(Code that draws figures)
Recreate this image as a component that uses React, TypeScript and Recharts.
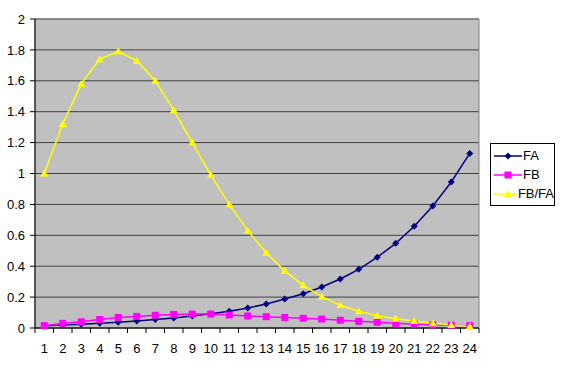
import {
  LineChart,
  Line,
  XAxis,
  YAxis,
  CartesianGrid,
  ReferenceArea,
} from "recharts";

const categories = [
  "1", "2", "3", "4", "5", "6", "7", "8", "9", "10", "11", "12",
  "13", "14", "15", "16", "17", "18", "19", "20", "21", "22", "23", "24",
];

const faValues = [
  0.015, 0.02, 0.025, 0.03, 0.038, 0.045, 0.055, 0.065, 0.077, 0.092, 0.108, 0.13,
  0.155, 0.188, 0.222, 0.265, 0.317, 0.38, 0.458, 0.548, 0.658, 0.79, 0.945, 1.13,
];

const fbValues = [
  0.015, 0.03, 0.04, 0.055, 0.068, 0.075, 0.082, 0.088, 0.09, 0.09, 0.084, 0.078,
  0.073, 0.068, 0.063, 0.058, 0.05, 0.043, 0.037, 0.03, 0.025, 0.02, 0.018, 0.015,
];

const ratioValues = [
  1.0, 1.32, 1.58, 1.74, 1.79, 1.73, 1.6, 1.41, 1.2, 0.99, 0.8, 0.63,
  0.487, 0.37, 0.276, 0.203, 0.147, 0.108, 0.08, 0.06, 0.045, 0.03, 0.02, 0.01,
];

const yTicks = [0, 0.2, 0.4, 0.6, 0.8, 1, 1.2, 1.4, 1.6, 1.8, 2];

const data = categories.map((c, i) => ({
  x: c,
  FA: faValues[i],
  FB: fbValues[i],
  "FB/FA": ratioValues[i],
}));

const FONT = "'Liberation Sans', Arial, sans-serif";
const BAND = (479 - 35) / 24;

const Diamond = (props: any) => {
  const { cx, cy, fill } = props;
  if (cx == null || cy == null) return null;
  return (
    <polygon
      points={`${cx},${cy - 3.5} ${cx + 3.5},${cy} ${cx},${cy + 3.5} ${cx - 3.5},${cy}`}
      fill={fill}
    />
  );
};

const Square = (props: any) => {
  const { cx, cy, fill } = props;
  if (cx == null || cy == null) return null;
  return <rect x={cx - 3.5} y={cy - 3.5} width={7} height={7} fill={fill} />;
};

const Triangle = (props: any) => {
  const { cx, cy, fill } = props;
  if (cx == null || cy == null) return null;
  return (
    <polygon
      points={`${cx},${cy - 4} ${cx + 4},${cy + 3} ${cx - 4},${cy + 3}`}
      fill={fill}
    />
  );
};

const XTick = (props: any) => {
  const { x, y, payload, index } = props;
  return (
    <g>
      <line x1={x - BAND / 2} y1={y - 8} x2={x - BAND / 2} y2={y - 3} stroke="#000" />
      {index === categories.length - 1 && (
        <line x1={x + BAND / 2} y1={y - 8} x2={x + BAND / 2} y2={y - 3} stroke="#000" />
      )}
      <text x={x} y={y + 17} textAnchor="middle" fontSize={13} fontFamily={FONT} fill="#000">
        {payload.value}
      </text>
    </g>
  );
};

const series = [
  { key: "FA", color: "#000080", shape: Diamond },
  { key: "FB", color: "#FF00FF", shape: Square },
  { key: "FB/FA", color: "#FFFF00", shape: Triangle },
];

const LegendBox = () => (
  <div
    style={{
      position: "absolute",
      left: 490,
      top: 143,
      border: "1px solid #000",
      background: "#fff",
      width: 63,
      padding: "2px 0",
      fontFamily: FONT,
      fontSize: 13,
    }}
  >
    {series.map((s) => {
      const Shape = s.shape;
      return (
        <div key={s.key} style={{ display: "flex", alignItems: "center", height: 19 }}>
          <svg width={28} height={12} style={{ marginLeft: 3 }}>
            <line x1={0} y1={6} x2={28} y2={6} stroke={s.color} strokeWidth={1.5} />
            <Shape cx={14} cy={6} fill={s.color} />
          </svg>
          <span style={{ marginLeft: 1 }}>{s.key}</span>
        </div>
      );
    })}
  </div>
);

export default function App() {
  return (
    <div style={{ position: "absolute", left: 0, top: 0, width: 563, height: 374, background: "#fff" }}>
      <LineChart
        width={563}
        height={374}
        data={data}
        margin={{ top: 19, right: 84, bottom: 0, left: 0 }}
      >
        <CartesianGrid
          vertical={false}
          fill="#C0C0C0"
          stroke="#404040"
          strokeWidth={1}
        />
        <ReferenceArea y1={0} y2={2} fill="none" stroke="#808080" />
        <XAxis
          dataKey="x"
          scale="band"
          height={46}
          stroke="#000"
          tickLine={false}
          tick={<XTick />}
          interval={0}
        />
        <YAxis
          width={35}
          domain={[0, 2]}
          ticks={yTicks}
          stroke="#000"
          tickSize={5}
          tickMargin={5}
          tick={{ fontSize: 13, fontFamily: FONT, fill: "#000" }}
          tickFormatter={(v) => String(v)}
        />
        {series.map((s) => {
          const Shape = s.shape;
          return (
            <Line
              key={s.key}
              type="linear"
              dataKey={s.key}
              stroke={s.color}
              strokeWidth={1.5}
              dot={(p: any) => <Shape key={`${s.key}-${p.index}`} cx={p.cx} cy={p.cy} fill={s.color} />}
              activeDot={false}
              isAnimationActive={false}
            />
          );
        })}
      </LineChart>
      <LegendBox />
    </div>
  );
}
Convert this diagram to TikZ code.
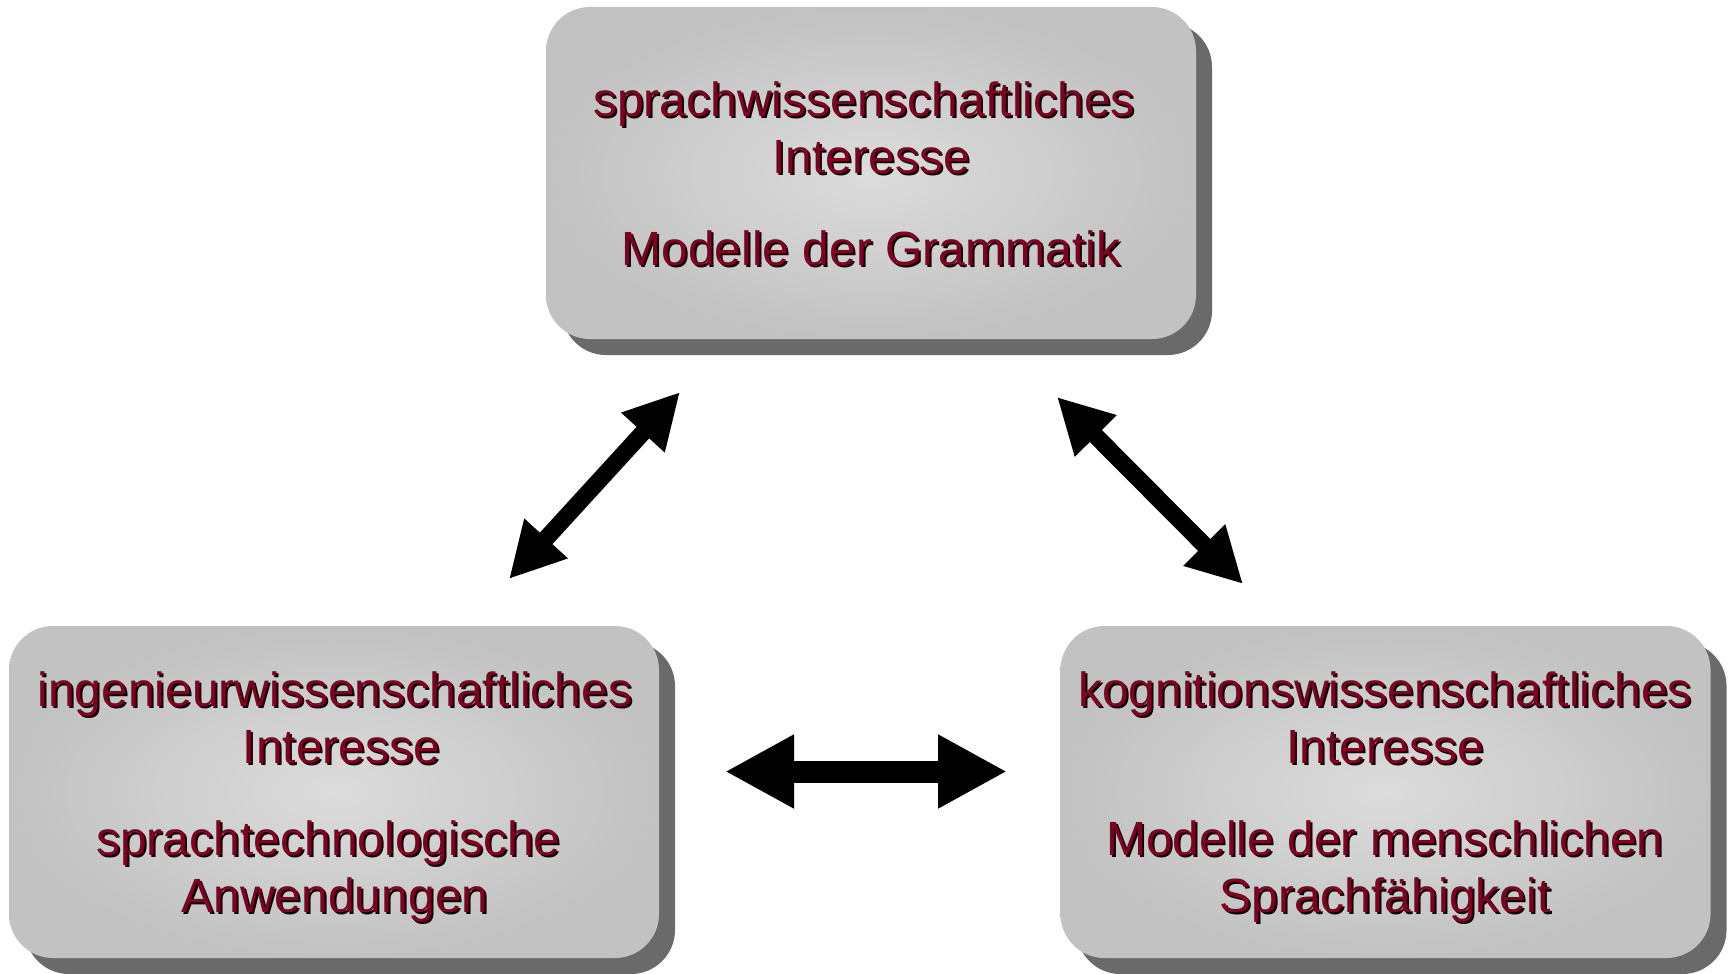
\documentclass[tikz,border=0pt]{standalone}
\usepackage{fontspec}
\setmainfont{Liberation Sans}
\usetikzlibrary{arrows.meta,shadows}
\definecolor{txtred}{RGB}{128,0,32}
\definecolor{boxin}{RGB}{220,220,220}
\definecolor{boxout}{RGB}{194,194,194}
\definecolor{shadowgray}{RGB}{106,106,106}
\begin{document}
\begin{tikzpicture}[x=0.5pt,y=-0.5pt,
 panel/.style={rectangle, rounded corners=22pt, minimum width=325pt, minimum height=166pt, inner sep=0pt, draw=none, inner color=boxin, outer color=boxout, drop shadow={shadow xshift=8pt, shadow yshift=-8pt, fill=shadowgray, opacity=1}},
 boxtext/.style={align=center, font=\fontsize{24}{28.5}\selectfont, text=txtred, inner sep=0pt},
 boxtextshadow/.style={boxtext, text=black},
 diag/.style={line width=8.5pt, {Triangle[length=27.5pt,width=27.5pt]}-{Triangle[length=27.5pt,width=27.5pt]}},
 horiz/.style={line width=11pt, {Triangle[length=34.5pt,width=34.5pt]}-{Triangle[length=34.5pt,width=34.5pt]}}
]
\useasboundingbox (0,0) rectangle (1732,973);
\node[panel] (top) at (871,173) {};
\node[panel] (left) at (334,792) {};
\node[panel] (right) at (1385.5,792) {};

\newcommand{\toptext}{sprachwissenschaftliches\hspace*{7pt}\\Interesse\\[17.5pt]Modelle der Grammatik}
\newcommand{\lefttext}{ingenieurwissenschaftliches\\\hspace*{6.6pt}Interesse\\[17.5pt]\hspace*{-6.6pt}sprachtechnologische\\Anwendungen}
\newcommand{\righttext}{kognitionswissenschaftliches\\Interesse\\[17.5pt]Modelle der menschlichen\\Sprachf\"ahigkeit}

\node[boxtextshadow] (stop) at (873,176) {\toptext};
\node[boxtext] (ttop) at (871,174) {\toptext};

\node[boxtextshadow] (sleft) at (337,799) {\lefttext};
\node[boxtext] (tleft) at (335,797) {\lefttext};

\node[boxtextshadow] (sright) at (1387,799) {\righttext};
\node[boxtext] (tright) at (1385,797) {\righttext};

\coordinate (a1s) at (509,579);
\coordinate (a1e) at (680,392);
\coordinate (a2s) at (1057,397);
\coordinate (a2e) at (1243,584);
\coordinate (a3s) at (725,771.5);
\coordinate (a3e) at (1007,771.5);
\draw[diag] (a1s) -- (a1e);
\draw[diag] (a2s) -- (a2e);
\draw[horiz] (a3s) -- (a3e);
\end{tikzpicture}
\end{document}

▸ Task instructions: Copy out all of the material exactly as written, without its pictures.

▸ Output for this task:
Recreate this image as a component that uses React, TypeScript and Recharts.
import {
  LineChart,
  Line,
  XAxis,
  YAxis,
  CartesianGrid,
  ReferenceArea,
} from "recharts";

const categories = [
  "1", "2", "3", "4", "5", "6", "7", "8", "9", "10", "11", "12",
  "13", "14", "15", "16", "17", "18", "19", "20", "21", "22", "23", "24",
];

const faValues = [
  0.015, 0.02, 0.025, 0.03, 0.038, 0.045, 0.055, 0.065, 0.077, 0.092, 0.108, 0.13,
  0.155, 0.188, 0.222, 0.265, 0.317, 0.38, 0.458, 0.548, 0.658, 0.79, 0.945, 1.13,
];

const fbValues = [
  0.015, 0.03, 0.04, 0.055, 0.068, 0.075, 0.082, 0.088, 0.09, 0.09, 0.084, 0.078,
  0.073, 0.068, 0.063, 0.058, 0.05, 0.043, 0.037, 0.03, 0.025, 0.02, 0.018, 0.015,
];

const ratioValues = [
  1.0, 1.32, 1.58, 1.74, 1.79, 1.73, 1.6, 1.41, 1.2, 0.99, 0.8, 0.63,
  0.487, 0.37, 0.276, 0.203, 0.147, 0.108, 0.08, 0.06, 0.045, 0.03, 0.02, 0.01,
];

const yTicks = [0, 0.2, 0.4, 0.6, 0.8, 1, 1.2, 1.4, 1.6, 1.8, 2];

const data = categories.map((c, i) => ({
  x: c,
  FA: faValues[i],
  FB: fbValues[i],
  "FB/FA": ratioValues[i],
}));

const FONT = "'Liberation Sans', Arial, sans-serif";
const BAND = (479 - 35) / 24;

const Diamond = (props: any) => {
  const { cx, cy, fill } = props;
  if (cx == null || cy == null) return null;
  return (
    <polygon
      points={`${cx},${cy - 3.5} ${cx + 3.5},${cy} ${cx},${cy + 3.5} ${cx - 3.5},${cy}`}
      fill={fill}
    />
  );
};

const Square = (props: any) => {
  const { cx, cy, fill } = props;
  if (cx == null || cy == null) return null;
  return <rect x={cx - 3.5} y={cy - 3.5} width={7} height={7} fill={fill} />;
};

const Triangle = (props: any) => {
  const { cx, cy, fill } = props;
  if (cx == null || cy == null) return null;
  return (
    <polygon
      points={`${cx},${cy - 4} ${cx + 4},${cy + 3} ${cx - 4},${cy + 3}`}
      fill={fill}
    />
  );
};

const XTick = (props: any) => {
  const { x, y, payload, index } = props;
  return (
    <g>
      <line x1={x - BAND / 2} y1={y - 8} x2={x - BAND / 2} y2={y - 3} stroke="#000" />
      {index === categories.length - 1 && (
        <line x1={x + BAND / 2} y1={y - 8} x2={x + BAND / 2} y2={y - 3} stroke="#000" />
      )}
      <text x={x} y={y + 17} textAnchor="middle" fontSize={13} fontFamily={FONT} fill="#000">
        {payload.value}
      </text>
    </g>
  );
};

const series = [
  { key: "FA", color: "#000080", shape: Diamond },
  { key: "FB", color: "#FF00FF", shape: Square },
  { key: "FB/FA", color: "#FFFF00", shape: Triangle },
];

const LegendBox = () => (
  <div
    style={{
      position: "absolute",
      left: 490,
      top: 143,
      border: "1px solid #000",
      background: "#fff",
      width: 63,
      padding: "2px 0",
      fontFamily: FONT,
      fontSize: 13,
    }}
  >
    {series.map((s) => {
      const Shape = s.shape;
      return (
        <div key={s.key} style={{ display: "flex", alignItems: "center", height: 19 }}>
          <svg width={28} height={12} style={{ marginLeft: 3 }}>
            <line x1={0} y1={6} x2={28} y2={6} stroke={s.color} strokeWidth={1.5} />
            <Shape cx={14} cy={6} fill={s.color} />
          </svg>
          <span style={{ marginLeft: 1 }}>{s.key}</span>
        </div>
      );
    })}
  </div>
);

export default function App() {
  return (
    <div style={{ position: "absolute", left: 0, top: 0, width: 563, height: 374, background: "#fff" }}>
      <LineChart
        width={563}
        height={374}
        data={data}
        margin={{ top: 19, right: 84, bottom: 0, left: 0 }}
      >
        <CartesianGrid
          vertical={false}
          fill="#C0C0C0"
          stroke="#404040"
          strokeWidth={1}
        />
        <ReferenceArea y1={0} y2={2} fill="none" stroke="#808080" />
        <XAxis
          dataKey="x"
          scale="band"
          height={46}
          stroke="#000"
          tickLine={false}
          tick={<XTick />}
          interval={0}
        />
        <YAxis
          width={35}
          domain={[0, 2]}
          ticks={yTicks}
          stroke="#000"
          tickSize={5}
          tickMargin={5}
          tick={{ fontSize: 13, fontFamily: FONT, fill: "#000" }}
          tickFormatter={(v) => String(v)}
        />
        {series.map((s) => {
          const Shape = s.shape;
          return (
            <Line
              key={s.key}
              type="linear"
              dataKey={s.key}
              stroke={s.color}
              strokeWidth={1.5}
              dot={(p: any) => <Shape key={`${s.key}-${p.index}`} cx={p.cx} cy={p.cy} fill={s.color} />}
              activeDot={false}
              isAnimationActive={false}
            />
          );
        })}
      </LineChart>
      <LegendBox />
    </div>
  );
}
Convert this diagram to TikZ code.
\documentclass[tikz,border=0pt]{standalone}
\usepackage{fontspec}
\setmainfont{Liberation Sans}
\usetikzlibrary{arrows.meta,shadows}
\definecolor{txtred}{RGB}{128,0,32}
\definecolor{boxin}{RGB}{220,220,220}
\definecolor{boxout}{RGB}{194,194,194}
\definecolor{shadowgray}{RGB}{106,106,106}
\begin{document}
\begin{tikzpicture}[x=0.5pt,y=-0.5pt,
 panel/.style={rectangle, rounded corners=22pt, minimum width=325pt, minimum height=166pt, inner sep=0pt, draw=none, inner color=boxin, outer color=boxout, drop shadow={shadow xshift=8pt, shadow yshift=-8pt, fill=shadowgray, opacity=1}},
 boxtext/.style={align=center, font=\fontsize{24}{28.5}\selectfont, text=txtred, inner sep=0pt},
 boxtextshadow/.style={boxtext, text=black},
 diag/.style={line width=8.5pt, {Triangle[length=27.5pt,width=27.5pt]}-{Triangle[length=27.5pt,width=27.5pt]}},
 horiz/.style={line width=11pt, {Triangle[length=34.5pt,width=34.5pt]}-{Triangle[length=34.5pt,width=34.5pt]}}
]
\useasboundingbox (0,0) rectangle (1732,973);
\node[panel] (top) at (871,173) {};
\node[panel] (left) at (334,792) {};
\node[panel] (right) at (1385.5,792) {};

\newcommand{\toptext}{sprachwissenschaftliches\hspace*{7pt}\\Interesse\\[17.5pt]Modelle der Grammatik}
\newcommand{\lefttext}{ingenieurwissenschaftliches\\\hspace*{6.6pt}Interesse\\[17.5pt]\hspace*{-6.6pt}sprachtechnologische\\Anwendungen}
\newcommand{\righttext}{kognitionswissenschaftliches\\Interesse\\[17.5pt]Modelle der menschlichen\\Sprachf\"ahigkeit}

\node[boxtextshadow] (stop) at (873,176) {\toptext};
\node[boxtext] (ttop) at (871,174) {\toptext};

\node[boxtextshadow] (sleft) at (337,799) {\lefttext};
\node[boxtext] (tleft) at (335,797) {\lefttext};

\node[boxtextshadow] (sright) at (1387,799) {\righttext};
\node[boxtext] (tright) at (1385,797) {\righttext};

\coordinate (a1s) at (509,579);
\coordinate (a1e) at (680,392);
\coordinate (a2s) at (1057,397);
\coordinate (a2e) at (1243,584);
\coordinate (a3s) at (725,771.5);
\coordinate (a3e) at (1007,771.5);
\draw[diag] (a1s) -- (a1e);
\draw[diag] (a2s) -- (a2e);
\draw[horiz] (a3s) -- (a3e);
\end{tikzpicture}
\end{document}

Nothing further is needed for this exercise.